The third story is made up of three testimonies, namely; Hend, the daughter of the famous historian Ibn Iyas, Slar, a Mamluk Prince and a calligrapher, and Mustafa Pasha, the interpreter of the Ottoman Sultan Selim I. This story unfolds with an incident in which Hend and her brother were saved by a peasant from Ottoman soldiers by paying them, only to find that he is treating her as his sex slave. Hend rebels against the peasant then succumbs to him merely as a soulless body, echoing what happened with Zeinab in the first story.
It is revealed that the peasant is Slar in disguise in order to know Ottoman spies among the Mamluks. After their defeat in the Battle of Ridaniya in 1517, the Mamluks began guerrilla warfare against the Ottomans in Cairo’s streets and alleys with the vital help of ordinary Egyptians. Slar convinces Sheikh Shehab El-Deen Al-Manaty, one of the descendents of Sheikh Abdel-Kareem Al-Manaty, to join his cause.

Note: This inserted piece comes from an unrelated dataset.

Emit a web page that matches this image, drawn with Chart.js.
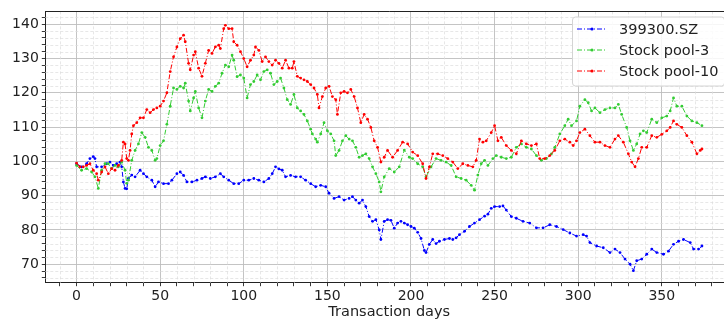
<!DOCTYPE html>
<html>
<head>
<meta charset="utf-8">
<script src="https://cdn.jsdelivr.net/npm/chart.js@4.4.1/dist/chart.umd.min.js"></script>
<style>
  html, body { margin: 0; padding: 0; background: #fff; overflow: hidden; }
  .wrap { width: 740px; height: 321px; }
</style>
</head>
<body>
<div class="wrap"><canvas id="chart"></canvas></div>
<script>
// --- data (day, value) ---
const seriesNames = ['399300.SZ', 'Stock pool-3', 'Stock pool-10'];

const indexDays = [0,3,6,8,10,11,12,15,18,20,22,24,26,27,28,29,30,31,33,35,38,40,42,45,47,49,52,55,57,60,62,64,66,69,72,75,77,80,83,86,88,91,94,97,100,103,106,109,112,115,117,119,121,123,125,128,131,134,137,140,143,146,149,151,154,157,160,163,165,167,169,171,173,175,177,179,181,182,184,186,188,190,192,194,196,198,200,202,204,206,208,209,211,213,215,217,220,223,225,227,229,232,235,238,241,244,246,248,250,253,255,257,260,263,267,271,275,279,283,287,291,295,299,303,305,307,311,315,319,322,325,328,331,333,335,338,341,344,347,351,354,357,360,363,367,369,372,374];
const indexVals = [99.3,98.4,99.3,100.8,101.4,100.8,98.4,98.4,99.3,99.8,98.8,99.3,99.8,98.4,94,92.1,92,95,96,95.5,97.4,96.4,95.5,94.5,92.6,94,93.5,93.5,94.5,96.4,96.9,95.9,94,94,94.5,95,95.5,95,95.5,96.4,95.5,94.5,93.5,93.5,94.5,94.5,95,94.5,94,95,96.4,98.4,97.8,97.4,95.5,95.9,95.5,95.5,94.5,93.5,92.6,93,92.6,90.7,89.2,89.7,88.7,89.2,89.7,88.7,87.8,88.7,86.8,83.9,82.5,83,80,77.2,82.5,83,82.8,80.5,82,82.5,82,81.5,81,80.5,79.3,77.5,74,73.4,75.8,77.2,76,76.7,77.2,77.5,77.2,77.7,78.6,79.6,81,82,83,84,84.6,86.3,86.8,86.8,87,85.8,83.9,83.4,82.5,82,80.6,80.6,81.5,81,80.1,79.1,78.2,78.6,78.2,76.3,75.3,74.8,73.4,74.4,73.4,71.5,70,68.1,71,71.5,72.9,74.4,73.4,72.9,73.8,75.8,76.7,77.2,76.3,74.4,74.4,75.3];

const pool3Days = [0,3,6,9,11,13,15,17,19,21,23,25,27,29,30,31,33,35,37,39,41,43,45,47,48,50,52,54,56,58,60,62,64,65,67,68,70,71,73,75,77,79,81,83,85,87,89,91,93,94,96,98,100,102,104,106,108,110,112,114,116,118,120,122,124,126,128,130,132,134,136,138,140,141,143,144,146,148,150,152,154,155,157,159,161,163,165,167,169,171,173,175,177,179,181,182,184,187,190,193,196,199,201,204,207,209,212,215,218,221,224,227,230,233,236,238,240,242,244,246,249,251,254,257,260,263,266,269,272,275,278,281,284,286,289,292,294,296,299,301,304,306,308,310,313,316,319,322,324,326,329,331,333,335,337,339,341,344,347,350,353,355,357,359,362,365,368,371,374];
const pool3Vals = [98.8,97.4,97.9,96.9,95.5,92.1,97.4,99.3,99.3,97.9,98.8,98.4,99.8,97.4,93.6,94.5,100.3,103.2,105.1,108.4,107,104.1,103.2,100.3,100.8,104.6,106,110.8,116.1,121.4,121,121.9,121.4,122.8,117.6,114.7,118.5,120.4,115.6,112.7,117.6,121,120.4,121.9,122.8,125.7,128.1,127.6,131,129.5,124.7,125.2,124.3,118.5,122.4,123.3,125.2,123.8,126.2,126.7,125.7,122.4,123.3,124.3,121.4,118,116.6,119.5,115.6,114.7,113.7,111.8,109.4,108,106.5,105.6,108,111.3,108.9,108,106,101.7,103.2,106,107.5,106.5,106,104.1,101.2,101.7,102.2,100.8,98.4,96.4,94,91.1,95.5,97.9,96.9,98.4,103.3,101.2,100.8,99.3,98.4,95.5,98.4,100.8,100.3,99.8,98.8,95.5,95,94.5,93,91.6,96,99.3,100.3,98.8,100.8,101.7,101.2,100.8,101.2,104.1,105.1,104.1,103.6,101.7,100.3,100.8,102.2,104.1,108,110.4,112.3,110.4,111.8,116.1,118,117.1,114.7,115.6,114.2,115.1,115.6,115.6,116.6,113.7,109.9,106,103.2,105.1,108,108.9,108.4,112.3,111.3,112.7,113.2,114.7,118.5,116.1,116.1,113.2,111.8,111.3,110.4];

const pool10Days = [0,2,4,6,8,10,12,13,15,17,19,21,23,25,27,28,29,30,31,32,33,34,36,38,40,42,44,46,48,50,52,54,56,58,60,62,64,65,67,68,70,71,73,75,77,79,81,83,85,86,88,89,91,93,94,96,98,100,102,104,106,107,109,111,113,115,117,119,121,123,125,127,129,130,132,134,136,138,140,142,144,145,147,149,151,153,155,156,158,160,162,164,166,168,170,172,174,176,178,180,182,184,186,189,192,195,198,201,204,207,209,211,213,216,219,222,225,228,231,234,237,239,241,243,245,248,250,252,254,257,260,263,266,269,272,275,277,280,283,286,289,292,295,297,299,301,304,307,310,313,316,319,322,324,327,330,332,334,336,338,341,344,347,350,353,355,357,359,362,365,368,371,373,374];
const pool10Vals = [99.5,98.4,98.4,98.8,99.3,97.4,96.4,94.5,96.9,98.4,96.4,97.9,97.4,98.8,100.3,105.6,105.1,100.8,100.3,103.2,108,110.4,111.3,112.7,112.7,115.1,114.2,115.1,115.6,116.1,117.6,120,126.2,130.5,133.4,135.8,136.8,134.9,128.6,126.7,131,132,127.2,124.8,128.6,132.4,131.5,133.4,133.9,132.9,138.7,139.7,138.7,138.7,134.9,133.9,132,130,127.6,129.5,131,133.4,132.4,129.1,130.5,129.1,128.1,129.5,128.6,127.2,129.5,127.2,127.2,129.1,124.8,124.3,123.8,123.3,122.4,121.4,119.5,115.6,118.9,121.4,121.9,118.9,118,113.7,120,120.4,120,121,118.9,115.6,111.3,113.7,112.3,109.9,106,104.1,99.8,101.2,103.2,101.2,103.2,105.6,105.1,102.7,101.7,99.3,95,98.4,102.2,102.2,101.7,100.8,99.8,97.9,99.3,98.8,98.4,100.3,106.5,105.6,106,108.4,110.4,106,107,104.6,103.2,102.2,106,105.1,104.6,105.1,100.8,100.8,101.7,103.2,106,106.5,105.6,104.6,106,108.4,109.4,107.5,105.6,105.6,104.6,104.1,106.5,107.5,105.6,102.2,99.8,98.4,100.8,104.1,104.1,107.5,107,107.9,108.9,109.9,111.8,110.8,109.9,107.5,105.6,102.2,103.2,103.6];

const xTickStep = 10, xLabelStep = 50;
const yTickStep = 2, yLabelStep = 10;

const colors = ['#0000ff', '#33cc33', '#ff0000'];
const FONT = 'DejaVu Sans';
const TEXT = '#222';

function pairs(days, vals) {
  return days.map((d, i) => ({ x: d, y: vals[i] }));
}

function makeTicks(scale, step) {
  const out = [];
  const start = Math.ceil(scale.min / step) * step;
  for (let v = start; v <= scale.max + 1e-9; v += step) out.push({ value: v });
  scale.ticks = out;
}

const isMajor = (v, step) => Math.abs(v / step - Math.round(v / step)) < 1e-6;

// minor dashed grid + top spine
const minorGrid = {
  id: 'minorGrid',
  beforeDatasetsDraw(chart) {
    const { ctx, chartArea: a, scales } = chart;
    ctx.save();
    ctx.strokeStyle = '#dcdcdc';
    ctx.lineWidth = 0.7;
    ctx.setLineDash([3, 2]);
    scales.x.ticks.forEach(t => {
      if (isMajor(t.value, xLabelStep)) return;
      const px = Math.round(scales.x.getPixelForValue(t.value)) + 0.5;
      ctx.beginPath(); ctx.moveTo(px, a.top); ctx.lineTo(px, a.bottom); ctx.stroke();
    });
    scales.y.ticks.forEach(t => {
      if (isMajor(t.value, yLabelStep)) return;
      const py = Math.round(scales.y.getPixelForValue(t.value)) + 0.5;
      ctx.beginPath(); ctx.moveTo(a.left, py); ctx.lineTo(a.right, py); ctx.stroke();
    });
    ctx.restore();
  },
  afterDraw(chart) {
    const { ctx, chartArea: a } = chart;
    ctx.save();
    ctx.strokeStyle = '#222';
    ctx.lineWidth = 1;
    ctx.beginPath();
    ctx.moveTo(a.left, Math.round(a.top) + 0.5);
    ctx.lineTo(a.right, Math.round(a.top) + 0.5);
    ctx.stroke();
    ctx.restore();
  }
};

// matplotlib-like legend box inside the plot, upper right
const boxLegend = {
  id: 'boxLegend',
  afterDraw(chart) {
    const { ctx } = chart;
    const x0 = 572, y0 = 16.5, w = 152, h = 69;
    ctx.save();
    ctx.setLineDash([]);
    ctx.fillStyle = 'rgba(255,255,255,0.85)';
    ctx.strokeStyle = '#d4d4d4';
    ctx.lineWidth = 1;
    ctx.beginPath();
    ctx.roundRect(x0 + 0.5, y0 + 0.5, w, h, 3);
    ctx.fill(); ctx.stroke();
    ctx.font = '14.5px "' + FONT + '"';
    ctx.textBaseline = 'middle';
    ctx.fillStyle = TEXT;
    chart.data.datasets.forEach((ds, i) => {
      const cy = 29 + i * 21;
      ctx.strokeStyle = ds.borderColor;
      ctx.lineWidth = 1;
      ctx.setLineDash([5, 2, 1, 2]);
      ctx.beginPath(); ctx.moveTo(577, cy); ctx.lineTo(607, cy); ctx.stroke();
      ctx.setLineDash([]);
      ctx.fillStyle = ds.borderColor;
      ctx.beginPath(); ctx.arc(592, cy, 1.6, 0, Math.PI * 2); ctx.fill();
      ctx.fillStyle = TEXT;
      ctx.fillText(ds.label, 619, cy + 1);
    });
    ctx.restore();
  }
};

const dataSets = [
  pairs(indexDays, indexVals),
  pairs(pool3Days, pool3Vals),
  pairs(pool10Days, pool10Vals)
];

new Chart(document.getElementById('chart'), {
  type: 'line',
  data: {
    datasets: dataSets.map((d, i) => ({
      label: seriesNames[i],
      data: d,
      borderColor: colors[i],
      backgroundColor: colors[i],
      borderWidth: 1,
      borderDash: [5, 2, 1, 2],
      pointRadius: 1.4,
      pointBorderWidth: 0,
      pointBackgroundColor: colors[i],
      tension: 0,
      order: 3 - i
    }))
  },
  options: {
    responsive: true,
    maintainAspectRatio: false,
    animation: false,
    layout: { padding: { left: 0, top: 8.3, right: 6.8, bottom: 0 } },
    scales: {
      x: {
        type: 'linear',
        min: -18.7,
        max: 392.7,
        afterBuildTicks: s => makeTicks(s, xTickStep),
        afterFit: s => { s.height = 38.3; },
        ticks: {
          autoSkip: false,
          maxRotation: 0,
          padding: 2,
          color: TEXT,
          font: { family: FONT, size: 14 },
          callback: v => isMajor(v, xLabelStep) ? v : ''
        },
        grid: {
          color: c => (c.tick && isMajor(c.tick.value, xLabelStep)) ? '#bdbdbd' : 'rgba(0,0,0,0)',
          lineWidth: 0.9,
          tickColor: '#222',
          tickLength: 3.5
        },
        border: { color: '#222', width: 1 },
        title: {
          display: true,
          text: 'Transaction days',
          color: TEXT,
          font: { family: FONT, size: 14.5 },
          padding: { top: 0, bottom: 0 }
        }
      },
      y: {
        min: 64.6,
        max: 143.75,
        afterBuildTicks: s => makeTicks(s, yTickStep),
        afterFit: s => { s.width = 45.3; },
        ticks: {
          autoSkip: false,
          padding: 3,
          color: TEXT,
          font: { family: FONT, size: 14 },
          callback: v => isMajor(v, yLabelStep) ? v : ''
        },
        grid: {
          color: c => (c.tick && isMajor(c.tick.value, yLabelStep)) ? '#bdbdbd' : 'rgba(0,0,0,0)',
          lineWidth: 0.9,
          tickColor: '#222',
          tickLength: 3.5
        },
        border: { color: '#222', width: 1 }
      }
    },
    plugins: {
      legend: { display: false },
      tooltip: { enabled: false }
    }
  },
  plugins: [minorGrid, boxLegend]
});
</script>
</body>
</html>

He was killed, the mosque he used to teach in was burnt and his waqf sequestered by the Ottomans who resorted to the use of canons to crush any spark of Cairene resistance. Slar hatched a plot with two Mamluk princes to assassinate Selim I, and if one of them is captured the other two are to kill him to save him from dreadful torture. Another man was killed instead of Selim I and Slar killed his friend Inal and fled the scene with the third assassin. Slar was traumatised by the defeat and the hanging of the last Mamluk Sultan Tuman Bay, who was suspended for three days on public display. Slar proposed to Hend and her historian father refused, but she eagerly consented. Ibn Iyas saw that his son-in-law Slar must give him in return assistance as an invaluable source of information and as a calligrapher writing his chronicles. Mustafa Pasha proposed to give Ibn Iyas his testimony when he knew of his book so as to give another perspective to the events. Slar and Hend had a son named Mohamed after Mamluk Prince Mohamed. The novel ends with Slar going into a debate with Mustafa Pasha in the Sultan Hassan Mosque and being surrounded by Egyptians wanting to know the truth. Finally, Mustafa Pasha is swept up by the growing crowds as a symbol that his side of the debate is rootless.

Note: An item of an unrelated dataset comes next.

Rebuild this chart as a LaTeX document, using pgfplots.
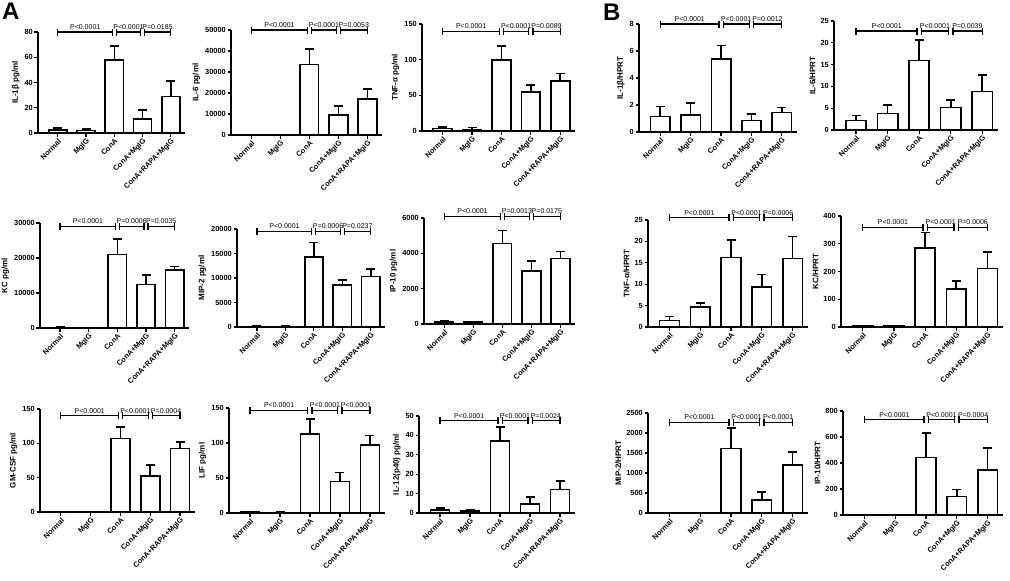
\documentclass[border=0pt]{standalone}
\usepackage{fontspec}
\setmainfont{Liberation Sans}
\usepackage{pgfplots}
\usepackage{pgfplotstable}
\pgfplotsset{compat=1.18}

% columns: x = group index, y = mean, e = upper error
\pgfplotstableread{
x y e
0 2.2 2.0
1 2.0 1.0
2 57.7 11.3
3 11.3 6.7
4 28.9 12.3
}\tA
\pgfplotstableread{
x y e
0 0 0
1 0 0
2 33600 7400
3 9500 4300
4 17100 4800
}\tB
\pgfplotstableread{
x y e
0 3.3 2.3
1 2.3 2.4
2 99.5 19.5
3 55 9.5
4 70.5 10
}\tC
\pgfplotstableread{
x y e
0 1.16 0.74
1 1.28 0.86
2 5.4 1.0
3 0.86 0.49
4 1.45 0.37
}\tD
\pgfplotstableread{
x y e
0 2.2 1.1
1 3.8 1.9
2 15.9 4.7
3 5.2 1.7
4 8.8 3.8
}\tE
\pgfplotstableread{
x y e
0 150 100
1 100 50
2 20950 4450
3 12400 2800
4 16570 1030
}\tF
\pgfplotstableread{
x y e
0 100 50
1 100 50
2 14300 2960
3 8560 1030
4 10270 1510
}\tG
\pgfplotstableread{
x y e
0 130 60
1 110 40
2 4560 740
3 3000 580
4 3700 410
}\tH
\pgfplotstableread{
x y e
0 1.56 0.94
1 4.7 0.9
2 16.25 4.05
3 9.4 2.9
4 16.0 5.1
}\tI
\pgfplotstableread{
x y e
0 3 2
1 3 2
2 285 55
3 136 30
4 211 60
}\tJ
\pgfplotstableread{
x y e
0 0 0
1 0 0
2 107 17
3 52.7 16
4 92.4 9.2
}\tK
\pgfplotstableread{
x y e
0 1.5 0.7
1 1.0 0.6
2 112.9 21.1
3 45 13
4 97 14
}\tL
\pgfplotstableread{
x y e
0 1.6 0.9
1 1.1 0.5
2 37 7.2
3 4.7 3.6
4 12.1 4.4
}\tM
\pgfplotstableread{
x y e
0 2 1
1 5 3
2 1615 508
3 330 193
4 1200 323
}\tN
\pgfplotstableread{
x y e
0 2 1
1 2 1
2 443 186
3 141 55
4 347 169
}\tO

\pgfplotsset{
  panel/.style={
    scale only axis, anchor=south west, clip=false,
    axis x line*=bottom, axis y line*=left,
    axis line style={line width=1.4pt, black},
    xmin=-0.7, xmax=4.5, ymin=0,
    xtick={0,1,2,3,4},
    xticklabels={Normal,MgIG,ConA,ConA+MgIG,ConA+RAPA+MgIG},
    xticklabel style={rotate=45, anchor=north east, font=\bfseries\fontsize{7.4}{8}\selectfont, inner sep=1pt},
    yticklabel style={font=\bfseries\fontsize{7.4}{8}\selectfont, inner sep=1.5pt},
    ylabel style={font=\bfseries\fontsize{8}{9}\selectfont},
    tick align=outside, major tick length=3.5pt,
    every tick/.style={line width=1.2pt, black},
    scaled y ticks=false,
    /pgf/number format/fixed,
    /pgf/number format/1000 sep={},
    /pgf/number format/assume math mode=true,
  },
  barplot/.style={
    ybar, bar width=0.64, fill=white, draw=black, line width=1.6pt,
    error bars/.cd, y dir=plus, y explicit,
    error bar style={line width=1.6pt, black},
    error mark options={rotate=90, mark size=4.5pt, line width=1.6pt, black},
  },
}
\tikzset{ptxt/.style={anchor=south, font=\fontsize{7}{8}\selectfont, inner sep=0pt, yshift=2.5pt}}

\newcommand{\brk}[4]{%
  \draw[line width=1.2pt] (axis cs:0,#1) -- (axis cs:1.93,#1);
  \draw[line width=1.2pt] (axis cs:2.07,#1) -- (axis cs:2.93,#1);
  \draw[line width=1.2pt] (axis cs:3.07,#1) -- (axis cs:4,#1);
  \draw[line width=1.2pt] (axis cs:0,#1) ++(0pt,-3.5pt) -- ++(0pt,7pt);
  \draw[line width=1.2pt] (axis cs:1.93,#1) ++(0pt,-3.5pt) -- ++(0pt,7pt);
  \draw[line width=1.2pt] (axis cs:2.07,#1) ++(0pt,-3.5pt) -- ++(0pt,7pt);
  \draw[line width=1.2pt] (axis cs:2.93,#1) ++(0pt,-3.5pt) -- ++(0pt,7pt);
  \draw[line width=1.2pt] (axis cs:3.07,#1) ++(0pt,-3.5pt) -- ++(0pt,7pt);
  \draw[line width=1.2pt] (axis cs:4,#1) ++(0pt,-3.5pt) -- ++(0pt,7pt);
  \node[ptxt] at (axis cs:0.97,#1) {#2};
  \node[ptxt] at (axis cs:2.5,#1) {#3};
  \node[ptxt] at (axis cs:3.53,#1) {#4};
}

\begin{document}
\begin{tikzpicture}
\useasboundingbox (0pt,0pt) rectangle (1010pt,-581pt);
\node[anchor=north west, inner sep=0pt, font=\bfseries\fontsize{24}{24}\selectfont] at (2pt,-3pt) {A};
\node[anchor=north west, inner sep=0pt, font=\bfseries\fontsize{24}{24}\selectfont] at (603pt,-4pt) {B};

% ---- Row 1 ----
\begin{axis}[panel, at={(38pt,-133pt)}, width=147pt, height=101pt, ymax=80, ytick={0,20,40,60,80}, ylabel={IL-1β pg/ml}]
\addplot[barplot] table[x=x,y=y,y error=e] {\tA};
\brk{80}{P<0.0001}{P<0.0001}{P=0.0185}
\end{axis}

\begin{axis}[panel, at={(231pt,-135pt)}, width=151pt, height=105pt, ymax=50000, ytick={0,10000,20000,30000,40000,50000}, ylabel={IL-6 pg/ml}]
\addplot[barplot] table[x=x,y=y,y error=e] {\tB};
\brk{50000}{P<0.0001}{P<0.0001}{P=0.0053}
\end{axis}

\begin{axis}[panel, at={(422pt,-131pt)}, width=153pt, height=107pt, ymax=150, ytick={0,50,100,150}, ylabel={TNF-α pg/ml}]
\addplot[barplot] table[x=x,y=y,y error=e] {\tC};
\brk{140}{P<0.0001}{P<0.0001}{P=0.0089}
\end{axis}

\begin{axis}[panel, at={(639pt,-132pt)}, width=158pt, height=108pt, ymax=8, ytick={0,2,4,6,8}, ylabel={IL-1β/HPRT}]
\addplot[barplot] table[x=x,y=y,y error=e] {\tD};
\brk{8}{P<0.0001}{P<0.0001}{P=0.0012}
\end{axis}

\begin{axis}[panel, at={(834pt,-130pt)}, width=164pt, height=109pt, ymax=25, ytick={0,5,10,15,20,25}, ylabel={IL-6/HPRT}]
\addplot[barplot] table[x=x,y=y,y error=e] {\tE};
\brk{22.7}{P<0.0001}{P<0.0001}{P=0.0039}
\end{axis}

% ---- Row 2 ----
\begin{axis}[panel, at={(40pt,-328pt)}, width=149pt, height=105pt, ymax=30000, ytick={0,10000,20000,30000}, ylabel={KC pg/ml}]
\addplot[barplot] table[x=x,y=y,y error=e] {\tF};
\brk{29000}{P<0.0001}{P=0.0006}{P=0.0035}
\end{axis}

\begin{axis}[panel, at={(237pt,-327pt)}, width=148pt, height=98pt, ymax=20000, ytick={0,5000,10000,15000,20000}, ylabel={MIP-2 pg/ml}]
\addplot[barplot] table[x=x,y=y,y error=e] {\tG};
\brk{19500}{P<0.0001}{P=0.0006}{P=0.0237}
\end{axis}

\begin{axis}[panel, at={(424pt,-324pt)}, width=151pt, height=106pt, ymax=6000, ytick={0,2000,4000,6000}, ylabel={IP-10 pg/ml}]
\addplot[barplot] table[x=x,y=y,y error=e] {\tH};
\brk{6100}{P<0.0001}{P=0.0013}{P=0.0175}
\end{axis}

\begin{axis}[panel, at={(648pt,-327pt)}, width=160pt, height=107pt, ymax=25, ytick={0,5,10,15,20,25}, ylabel={TNF-α/HPRT}]
\addplot[barplot] table[x=x,y=y,y error=e] {\tI};
\brk{25.5}{P<0.0001}{P<0.0001}{P=0.0006}
\end{axis}

\begin{axis}[panel, at={(841pt,-327pt)}, width=162pt, height=111pt, ymax=400, ytick={0,100,200,300,400}, ylabel={KC/HPRT}]
\addplot[barplot] table[x=x,y=y,y error=e] {\tJ};
\brk{360}{P<0.0001}{P<0.0001}{P=0.0006}
\end{axis}

% ---- Row 3 ----
\begin{axis}[panel, at={(40pt,-512pt)}, width=155pt, height=103pt, ymax=150, ytick={0,50,100,150}, ylabel={GM-CSF pg/ml}]
\addplot[barplot] table[x=x,y=y,y error=e] {\tK};
\brk{140}{P<0.0001}{P<0.0001}{P=0.0004}
\end{axis}

\begin{axis}[panel, at={(229pt,-513pt)}, width=156pt, height=105pt, ymax=150, ytick={0,50,100,150}, ylabel={LIF pg/ml}]
\addplot[barplot] table[x=x,y=y,y error=e] {\tL};
\brk{147}{P<0.0001}{P<0.0001}{P<0.0001}
\end{axis}

\begin{axis}[panel, at={(419pt,-513pt)}, width=156pt, height=97pt, ymax=50, ytick={0,10,20,30,40,50}, ylabel={IL-12(p40) pg/ml}]
\addplot[barplot] table[x=x,y=y,y error=e] {\tM};
\brk{47.5}{P<0.0001}{P<0.0001}{P=0.0024}
\end{axis}

\begin{axis}[panel, at={(648pt,-513pt)}, width=160pt, height=100pt, ymax=2500, ytick={0,500,1000,1500,2000,2500}, ylabel={MIP-2/HPRT}]
\addplot[barplot] table[x=x,y=y,y error=e] {\tN};
\brk{2270}{P<0.0001}{P<0.0001}{P<0.0001}
\end{axis}

\begin{axis}[panel, at={(843pt,-515pt)}, width=160pt, height=104pt, ymax=800, ytick={0,200,400,600,800}, ylabel={IP-10/HPRT}]
\addplot[barplot] table[x=x,y=y,y error=e] {\tO};
\brk{732}{P<0.0001}{P<0.0001}{P=0.0004}
\end{axis}
\end{tikzpicture}
\end{document}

The three stories’ female protagonists had very resilient characters and every one of them tamed her husband in her own way. One of the several themes Bassiouney tackled was the treatment of women and how being literate, as well as their characters, made them more formidable counterparts to male protagonists, whether they were Mamluk princes or an Azharite sheik. Another theme was: does the Mamluks’ role in fiercely defending Egypt and the Levant justify their rule being filled with injustices, exorbitant taxes and utter disdain of Egyptians? Ibn Khuldun said, “If justice were in conflict with stability, I wonder what the people of Egypt would choose.”
For this novel, Reem Bassiouney was awarded the 2019 Naguib Mahfouz Award for best Egyptian novel by the Egypt’s Supreme Council of Culture, becoming the first woman writer to receive the award.